Restate each line of the listing exactly, without carrying over any pictures.

----------------

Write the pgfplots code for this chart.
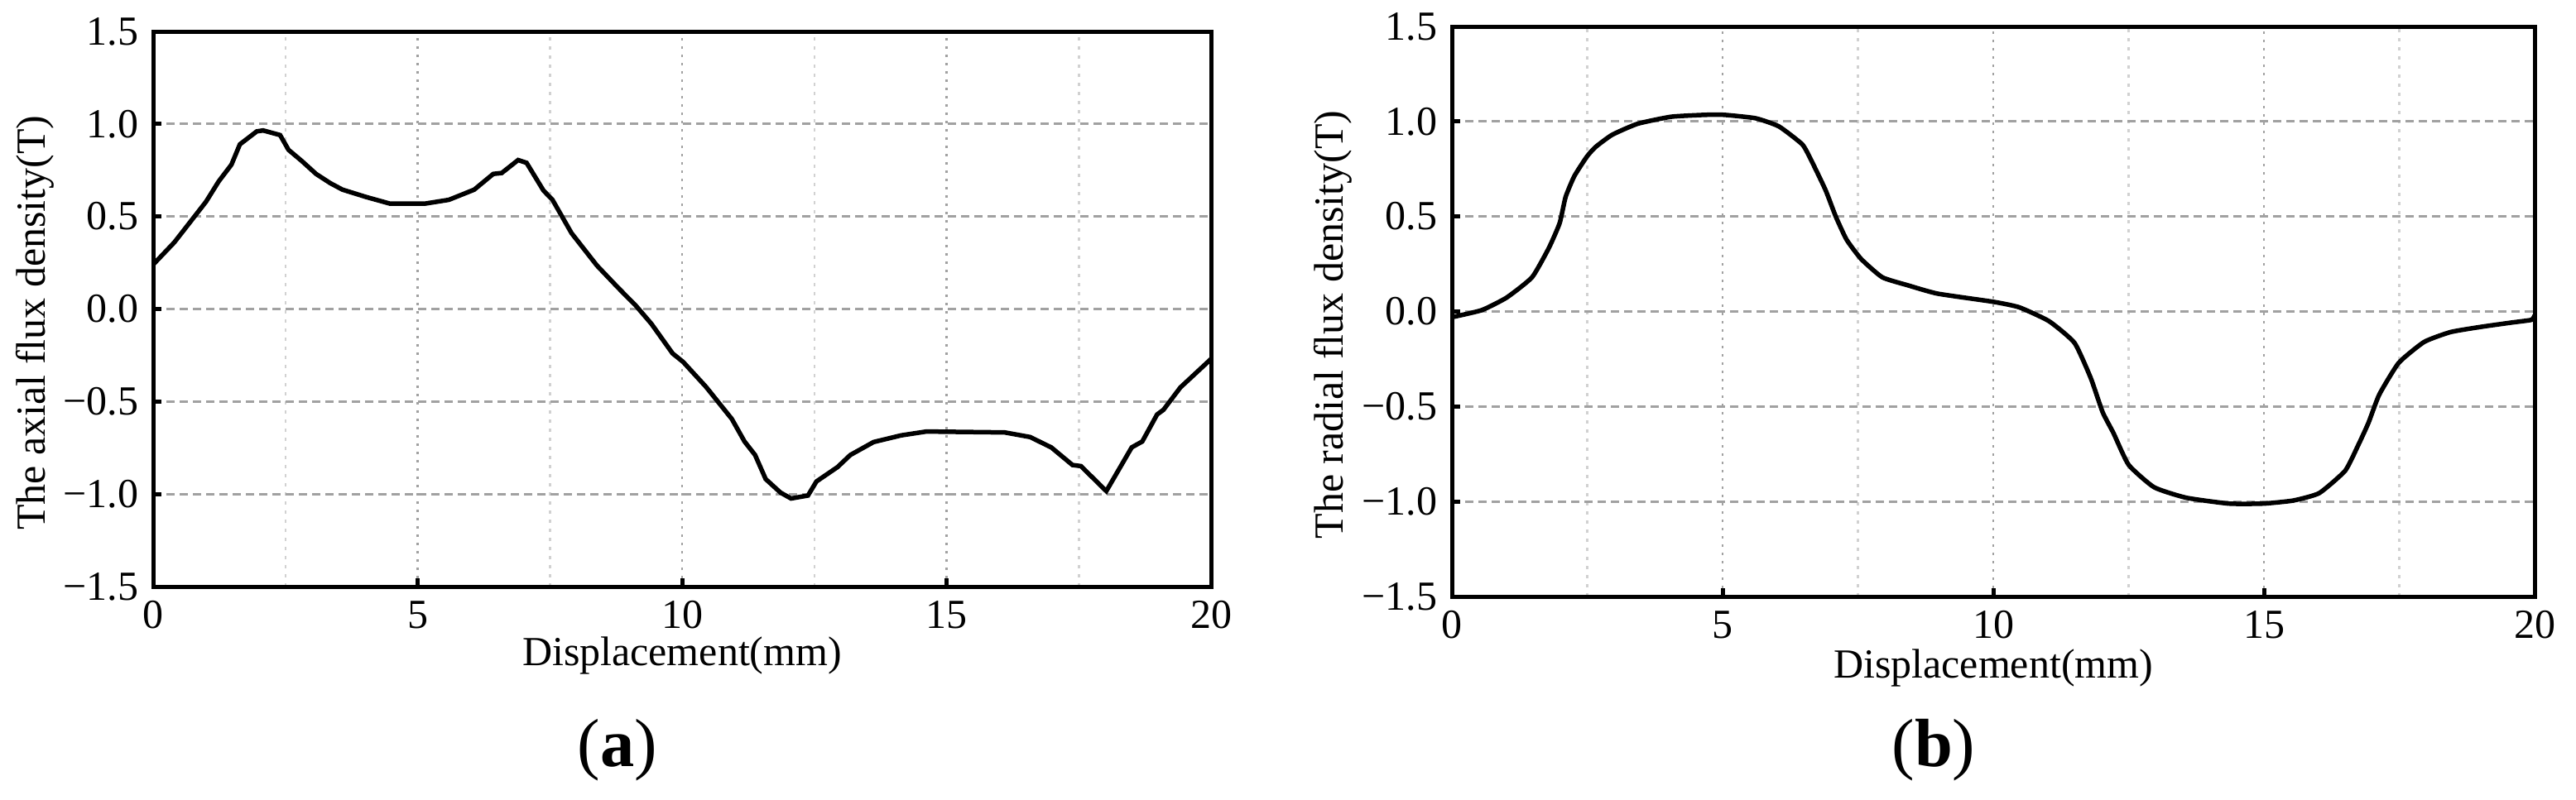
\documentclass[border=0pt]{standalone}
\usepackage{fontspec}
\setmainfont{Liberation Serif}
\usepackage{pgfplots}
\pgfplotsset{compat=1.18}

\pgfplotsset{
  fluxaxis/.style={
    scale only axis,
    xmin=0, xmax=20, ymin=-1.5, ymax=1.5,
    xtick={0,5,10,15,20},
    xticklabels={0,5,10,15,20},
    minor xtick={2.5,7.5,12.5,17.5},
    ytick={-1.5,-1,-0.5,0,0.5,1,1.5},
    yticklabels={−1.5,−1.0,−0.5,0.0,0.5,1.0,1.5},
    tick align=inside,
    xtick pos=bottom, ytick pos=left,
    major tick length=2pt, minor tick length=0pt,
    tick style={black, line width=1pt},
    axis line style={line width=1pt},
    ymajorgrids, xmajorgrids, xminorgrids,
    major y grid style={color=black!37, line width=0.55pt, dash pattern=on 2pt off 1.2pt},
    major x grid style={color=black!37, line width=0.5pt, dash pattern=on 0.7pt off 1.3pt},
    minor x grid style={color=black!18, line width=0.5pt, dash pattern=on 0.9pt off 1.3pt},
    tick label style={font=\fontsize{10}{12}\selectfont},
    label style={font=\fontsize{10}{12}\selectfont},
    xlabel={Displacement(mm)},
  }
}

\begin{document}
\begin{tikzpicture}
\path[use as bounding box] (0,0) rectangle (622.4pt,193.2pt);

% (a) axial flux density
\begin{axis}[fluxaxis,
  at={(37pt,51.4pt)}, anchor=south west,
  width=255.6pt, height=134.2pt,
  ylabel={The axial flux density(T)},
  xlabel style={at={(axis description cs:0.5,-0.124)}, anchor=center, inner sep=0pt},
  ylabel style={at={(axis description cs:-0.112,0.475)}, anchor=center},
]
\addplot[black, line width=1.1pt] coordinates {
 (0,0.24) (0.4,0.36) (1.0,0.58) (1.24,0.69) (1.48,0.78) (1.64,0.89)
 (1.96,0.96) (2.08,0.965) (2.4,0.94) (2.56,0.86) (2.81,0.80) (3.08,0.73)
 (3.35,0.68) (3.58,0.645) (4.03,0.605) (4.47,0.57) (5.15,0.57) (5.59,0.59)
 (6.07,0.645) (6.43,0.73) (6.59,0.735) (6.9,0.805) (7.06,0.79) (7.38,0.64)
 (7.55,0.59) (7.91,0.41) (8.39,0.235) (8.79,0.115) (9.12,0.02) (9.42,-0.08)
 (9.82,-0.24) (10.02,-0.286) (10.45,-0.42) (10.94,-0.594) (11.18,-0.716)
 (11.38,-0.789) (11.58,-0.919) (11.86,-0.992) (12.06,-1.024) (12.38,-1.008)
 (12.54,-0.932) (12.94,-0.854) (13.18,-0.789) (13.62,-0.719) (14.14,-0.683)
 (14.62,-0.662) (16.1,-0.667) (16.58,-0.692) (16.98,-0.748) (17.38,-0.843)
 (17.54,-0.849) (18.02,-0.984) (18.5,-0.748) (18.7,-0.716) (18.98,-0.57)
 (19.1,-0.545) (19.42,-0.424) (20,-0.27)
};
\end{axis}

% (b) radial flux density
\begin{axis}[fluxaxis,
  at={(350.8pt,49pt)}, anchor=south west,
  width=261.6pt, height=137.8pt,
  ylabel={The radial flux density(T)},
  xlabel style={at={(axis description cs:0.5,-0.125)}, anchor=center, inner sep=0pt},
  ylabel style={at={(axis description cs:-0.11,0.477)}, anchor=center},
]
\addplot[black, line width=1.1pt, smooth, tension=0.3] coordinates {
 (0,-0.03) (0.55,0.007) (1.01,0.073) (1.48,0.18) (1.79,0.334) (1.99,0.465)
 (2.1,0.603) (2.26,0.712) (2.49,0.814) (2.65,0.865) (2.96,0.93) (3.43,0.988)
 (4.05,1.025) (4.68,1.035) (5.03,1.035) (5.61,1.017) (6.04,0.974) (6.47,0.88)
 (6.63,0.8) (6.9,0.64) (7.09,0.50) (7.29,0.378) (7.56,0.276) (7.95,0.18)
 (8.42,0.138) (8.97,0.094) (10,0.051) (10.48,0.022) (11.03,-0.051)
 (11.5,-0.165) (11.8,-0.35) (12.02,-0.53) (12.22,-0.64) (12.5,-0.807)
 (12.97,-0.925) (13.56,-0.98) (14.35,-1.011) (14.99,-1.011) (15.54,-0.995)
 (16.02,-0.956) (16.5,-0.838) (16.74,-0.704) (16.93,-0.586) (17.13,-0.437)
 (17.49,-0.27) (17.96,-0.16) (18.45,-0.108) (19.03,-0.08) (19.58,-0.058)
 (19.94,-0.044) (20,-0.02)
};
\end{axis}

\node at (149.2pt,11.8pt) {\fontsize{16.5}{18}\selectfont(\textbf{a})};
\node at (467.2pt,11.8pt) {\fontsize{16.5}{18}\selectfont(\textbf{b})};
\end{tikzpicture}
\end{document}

----------------

:: Result ::
Write the pgfplots code for this chart.
\documentclass[border=0pt]{standalone}
\usepackage{fontspec}
\setmainfont{Liberation Serif}
\usepackage{pgfplots}
\pgfplotsset{compat=1.18}

\pgfplotsset{
  fluxaxis/.style={
    scale only axis,
    xmin=0, xmax=20, ymin=-1.5, ymax=1.5,
    xtick={0,5,10,15,20},
    xticklabels={0,5,10,15,20},
    minor xtick={2.5,7.5,12.5,17.5},
    ytick={-1.5,-1,-0.5,0,0.5,1,1.5},
    yticklabels={−1.5,−1.0,−0.5,0.0,0.5,1.0,1.5},
    tick align=inside,
    xtick pos=bottom, ytick pos=left,
    major tick length=2pt, minor tick length=0pt,
    tick style={black, line width=1pt},
    axis line style={line width=1pt},
    ymajorgrids, xmajorgrids, xminorgrids,
    major y grid style={color=black!37, line width=0.55pt, dash pattern=on 2pt off 1.2pt},
    major x grid style={color=black!37, line width=0.5pt, dash pattern=on 0.7pt off 1.3pt},
    minor x grid style={color=black!18, line width=0.5pt, dash pattern=on 0.9pt off 1.3pt},
    tick label style={font=\fontsize{10}{12}\selectfont},
    label style={font=\fontsize{10}{12}\selectfont},
    xlabel={Displacement(mm)},
  }
}

\begin{document}
\begin{tikzpicture}
\path[use as bounding box] (0,0) rectangle (622.4pt,193.2pt);

% (a) axial flux density
\begin{axis}[fluxaxis,
  at={(37pt,51.4pt)}, anchor=south west,
  width=255.6pt, height=134.2pt,
  ylabel={The axial flux density(T)},
  xlabel style={at={(axis description cs:0.5,-0.124)}, anchor=center, inner sep=0pt},
  ylabel style={at={(axis description cs:-0.112,0.475)}, anchor=center},
]
\addplot[black, line width=1.1pt] coordinates {
 (0,0.24) (0.4,0.36) (1.0,0.58) (1.24,0.69) (1.48,0.78) (1.64,0.89)
 (1.96,0.96) (2.08,0.965) (2.4,0.94) (2.56,0.86) (2.81,0.80) (3.08,0.73)
 (3.35,0.68) (3.58,0.645) (4.03,0.605) (4.47,0.57) (5.15,0.57) (5.59,0.59)
 (6.07,0.645) (6.43,0.73) (6.59,0.735) (6.9,0.805) (7.06,0.79) (7.38,0.64)
 (7.55,0.59) (7.91,0.41) (8.39,0.235) (8.79,0.115) (9.12,0.02) (9.42,-0.08)
 (9.82,-0.24) (10.02,-0.286) (10.45,-0.42) (10.94,-0.594) (11.18,-0.716)
 (11.38,-0.789) (11.58,-0.919) (11.86,-0.992) (12.06,-1.024) (12.38,-1.008)
 (12.54,-0.932) (12.94,-0.854) (13.18,-0.789) (13.62,-0.719) (14.14,-0.683)
 (14.62,-0.662) (16.1,-0.667) (16.58,-0.692) (16.98,-0.748) (17.38,-0.843)
 (17.54,-0.849) (18.02,-0.984) (18.5,-0.748) (18.7,-0.716) (18.98,-0.57)
 (19.1,-0.545) (19.42,-0.424) (20,-0.27)
};
\end{axis}

% (b) radial flux density
\begin{axis}[fluxaxis,
  at={(350.8pt,49pt)}, anchor=south west,
  width=261.6pt, height=137.8pt,
  ylabel={The radial flux density(T)},
  xlabel style={at={(axis description cs:0.5,-0.125)}, anchor=center, inner sep=0pt},
  ylabel style={at={(axis description cs:-0.11,0.477)}, anchor=center},
]
\addplot[black, line width=1.1pt, smooth, tension=0.3] coordinates {
 (0,-0.03) (0.55,0.007) (1.01,0.073) (1.48,0.18) (1.79,0.334) (1.99,0.465)
 (2.1,0.603) (2.26,0.712) (2.49,0.814) (2.65,0.865) (2.96,0.93) (3.43,0.988)
 (4.05,1.025) (4.68,1.035) (5.03,1.035) (5.61,1.017) (6.04,0.974) (6.47,0.88)
 (6.63,0.8) (6.9,0.64) (7.09,0.50) (7.29,0.378) (7.56,0.276) (7.95,0.18)
 (8.42,0.138) (8.97,0.094) (10,0.051) (10.48,0.022) (11.03,-0.051)
 (11.5,-0.165) (11.8,-0.35) (12.02,-0.53) (12.22,-0.64) (12.5,-0.807)
 (12.97,-0.925) (13.56,-0.98) (14.35,-1.011) (14.99,-1.011) (15.54,-0.995)
 (16.02,-0.956) (16.5,-0.838) (16.74,-0.704) (16.93,-0.586) (17.13,-0.437)
 (17.49,-0.27) (17.96,-0.16) (18.45,-0.108) (19.03,-0.08) (19.58,-0.058)
 (19.94,-0.044) (20,-0.02)
};
\end{axis}

\node at (149.2pt,11.8pt) {\fontsize{16.5}{18}\selectfont(\textbf{a})};
\node at (467.2pt,11.8pt) {\fontsize{16.5}{18}\selectfont(\textbf{b})};
\end{tikzpicture}
\end{document}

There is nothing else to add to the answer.